Former Prime Minister Abdalla Hamdok, who was ousted in the 2021 coup, warned of a possible regional conflict if the fighting escalates. He urged the leaders of the military and the RSF to immediately cease hostilities.
“Shooting must stop immediately,” he said in a video message posted on his Twitter account.
The military and the RSF traded blame for triggering the clashes, which centered in Khartoum but also took place in other areas across the country including the Northern province, the conflict-ravaged Darfur region, and the strategic coastal city of Port Sudan on the Red Sea, a military official said.
Current tensions between the military and the paramilitary stem from a disagreement over how the RSF, headed by Gen. Mohammed Hamdan Dagalo, should be integrated into the military and what authority should oversee the process. The merger is a key condition of Sudan’s unsigned transition agreement with political groups.
The fighting began at a military base south of Khartoum, with both sides trading accusations of initiating an attack. Clashes then spread in many areas across the capital, including around the military’s headquarters, the airport and the Republican Palace, the seat of the country’s presidency.
“Khartoum has become a battlefield,” said Tahani Abass, a prominent Sudanese rights advocate who lives close to the military’s headquarters. “The situation is very dire, and we don’t know when it will be ended.”
The RSF alleged in a statement that its forces controlled many strategic places in Khartoum and the northern city of Merowe some 350 kilometers (215 miles) northwest of Khartoum.
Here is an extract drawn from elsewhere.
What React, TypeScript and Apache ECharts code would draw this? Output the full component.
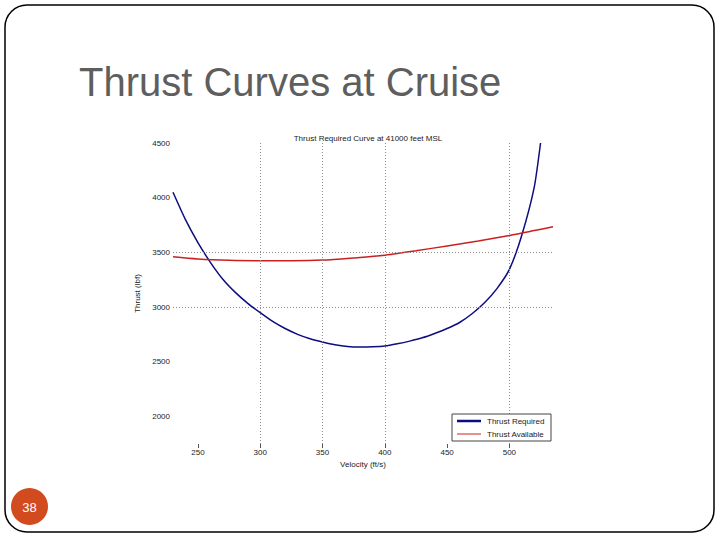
import { useEffect, useRef } from 'react';
import * as echarts from 'echarts';

// velocity (ft/s) and thrust (lbf)
const requiredVelocity = [230, 240, 250, 260, 270, 280, 290, 300, 310, 320, 330, 340, 350, 360, 370, 380, 390, 400, 410, 420, 430, 440, 450, 460, 470, 480, 490, 500, 510, 520, 525];
const thrustRequired = [4050, 3800, 3590, 3410, 3255, 3135, 3035, 2950, 2870, 2805, 2752, 2712, 2682, 2657, 2641, 2636, 2638, 2645, 2665, 2690, 2720, 2760, 2805, 2860, 2940, 3040, 3170, 3345, 3660, 4100, 4500];

const availableVelocity = [230, 250, 275, 300, 325, 350, 375, 400, 425, 450, 475, 500, 520, 535];
const thrustAvailable = [3460, 3440, 3428, 3425, 3425, 3430, 3450, 3475, 3515, 3560, 3605, 3655, 3700, 3735];

const xTicks = [250, 300, 350, 400, 450, 500];
const yTicks = [2000, 2500, 3000, 3500, 4000, 4500];
const xGridLines = [300, 350, 400, 500];
const yGridLines = [3000, 3500];

const FONT = 'Liberation Sans, Arial, sans-serif';
const NAVY = '#0d0d80';
const RED = '#cc2020';

const App = () => {
    const chartRef = useRef<HTMLDivElement>(null);

    useEffect(() => {
        if (!chartRef.current) return;
        const chart = echarts.init(chartRef.current, null, { renderer: 'svg' });

        const gridLine = { color: '#8c8c8c', type: [1, 2] as number[], width: 1 };

        chart.setOption({
            animation: false,
            backgroundColor: '#fff',
            title: {
                text: 'Thrust Required Curve at 41000 feet MSL',
                left: 363,
                top: 129,
                textAlign: 'center',
                textStyle: { fontSize: 8, fontWeight: 'normal', color: '#222', fontFamily: FONT }
            },
            grid: { left: 173, right: 167, top: 143, bottom: 96 },
            xAxis: {
                type: 'value',
                min: 230,
                max: 535,
                name: 'Velocity (ft/s)',
                nameLocation: 'middle',
                nameGap: 15,
                nameTextStyle: { fontSize: 8, color: '#222', fontFamily: FONT },
                axisLine: { show: false },
                axisTick: { show: true, length: 4, customValues: xTicks, lineStyle: { color: '#555' } },
                axisLabel: { customValues: xTicks, fontSize: 8, color: '#222', fontFamily: FONT, margin: 4 },
                splitLine: { show: false }
            },
            yAxis: {
                type: 'value',
                min: 1750,
                max: 4500,
                name: 'Thrust (lbf)',
                nameLocation: 'middle',
                nameGap: 30,
                nameTextStyle: { fontSize: 8, color: '#222', fontFamily: FONT },
                axisLine: { show: false },
                axisTick: { show: false },
                axisLabel: {
                    customValues: yTicks,
                    formatter: (v: number) => String(v),
                    fontSize: 8,
                    color: '#222',
                    fontFamily: FONT,
                    margin: 3
                },
                splitLine: { show: false }
            },
            series: [
                {
                    name: 'Thrust Required',
                    type: 'line',
                    data: requiredVelocity.map((v, i) => [v, thrustRequired[i]]),
                    showSymbol: false,
                    smooth: 0.2,
                    lineStyle: { color: NAVY, width: 1.5 },
                    z: 3,
                    markLine: {
                        silent: true,
                        symbol: 'none',
                        label: { show: false },
                        lineStyle: gridLine,
                        data: [
                            ...xGridLines.map(x => ({ xAxis: x })),
                            ...yGridLines.map(y => ({ yAxis: y }))
                        ]
                    }
                },
                {
                    name: 'Thrust Available',
                    type: 'line',
                    data: availableVelocity.map((v, i) => [v, thrustAvailable[i]]),
                    showSymbol: false,
                    smooth: 0.3,
                    lineStyle: { color: RED, width: 1.5 },
                    z: 4
                }
            ],
            graphic: [
                // slide frame
                {
                    type: 'rect',
                    shape: { x: 5, y: 5, width: 709, height: 527, r: 22 },
                    style: { fill: 'none', stroke: '#000', lineWidth: 1.5 },
                    silent: true
                },
                {
                    type: 'text',
                    x: 79,
                    y: 62,
                    style: {
                        text: 'Thrust Curves at Cruise',
                        font: '40px "Liberation Sans", Arial, sans-serif',
                        fill: '#5e5e5e'
                    }
                },
                // page number
                {
                    type: 'circle',
                    shape: { cx: 29.5, cy: 506.5, r: 18.5 },
                    style: { fill: '#d24b1f' }
                },
                {
                    type: 'text',
                    x: 29.5,
                    y: 507,
                    style: {
                        text: '38',
                        font: '13px "Liberation Sans", Arial, sans-serif',
                        fill: '#fff',
                        align: 'center',
                        verticalAlign: 'middle'
                    }
                },
                // legend box
                {
                    type: 'rect',
                    z: 10,
                    shape: { x: 452, y: 414, width: 99, height: 27 },
                    style: { fill: '#fff', stroke: '#444', lineWidth: 1 }
                },
                {
                    type: 'line',
                    z: 11,
                    shape: { x1: 457, y1: 421, x2: 481, y2: 421 },
                    style: { stroke: NAVY, lineWidth: 2.5 }
                },
                {
                    type: 'text',
                    z: 11,
                    x: 487,
                    y: 421,
                    style: { text: 'Thrust Required', font: '8px "Liberation Sans", Arial, sans-serif', fill: '#222', verticalAlign: 'middle' }
                },
                {
                    type: 'line',
                    z: 11,
                    shape: { x1: 457, y1: 434, x2: 481, y2: 434 },
                    style: { stroke: RED, lineWidth: 1 }
                },
                {
                    type: 'text',
                    z: 11,
                    x: 487,
                    y: 434,
                    style: { text: 'Thrust Available', font: '8px "Liberation Sans", Arial, sans-serif', fill: '#222', verticalAlign: 'middle' }
                }
            ]
        });

        return () => {
            chart.dispose();
        };
    }, []);

    return <div ref={chartRef} style={{ position: 'fixed', left: 0, top: 0, width: 720, height: 540 }} />;
};

export default App;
The military dismissed the claims as “lies.”
In a series of statements, the military also declared the RSF as a rebel force and unleashed the powerful air force against RSF positions in and around Khartoum.
Volker Perthes, the U.N. envoy for Sudan, urged both parties for “an immediate cessation of fighting to ensure the safety of the Sudanese people and to spare the country from further violence.”
Perthes and Saudi Ambassador in Sudan, Ali Bin Hassan Jaffar, were leading communications with Gen. Abdel-Fattah Burhan, the country’s top military official, and Dagalo to embark on a dialogue to settle their dispute, said a U.N. official who asked for anonymity to discuss internal deliberations.
Egypt, Saudi Arabia and the United Arab Emirates called on those fighting in Sudan to exercise restraint and work toward a political solution in the county.
The U.S. Ambassador to Sudan, John Godfrey, wrote online that he was “currently sheltering in place with the Embassy team, as Sudanese throughout Khartoum and elsewhere are doing.” He urged bother sides to cease fire.
“Escalation of tensions within the military component to direct fighting is extremely dangerous,” Godfrey wrote. “I urgently call on senior military leaders to stop the fighting.”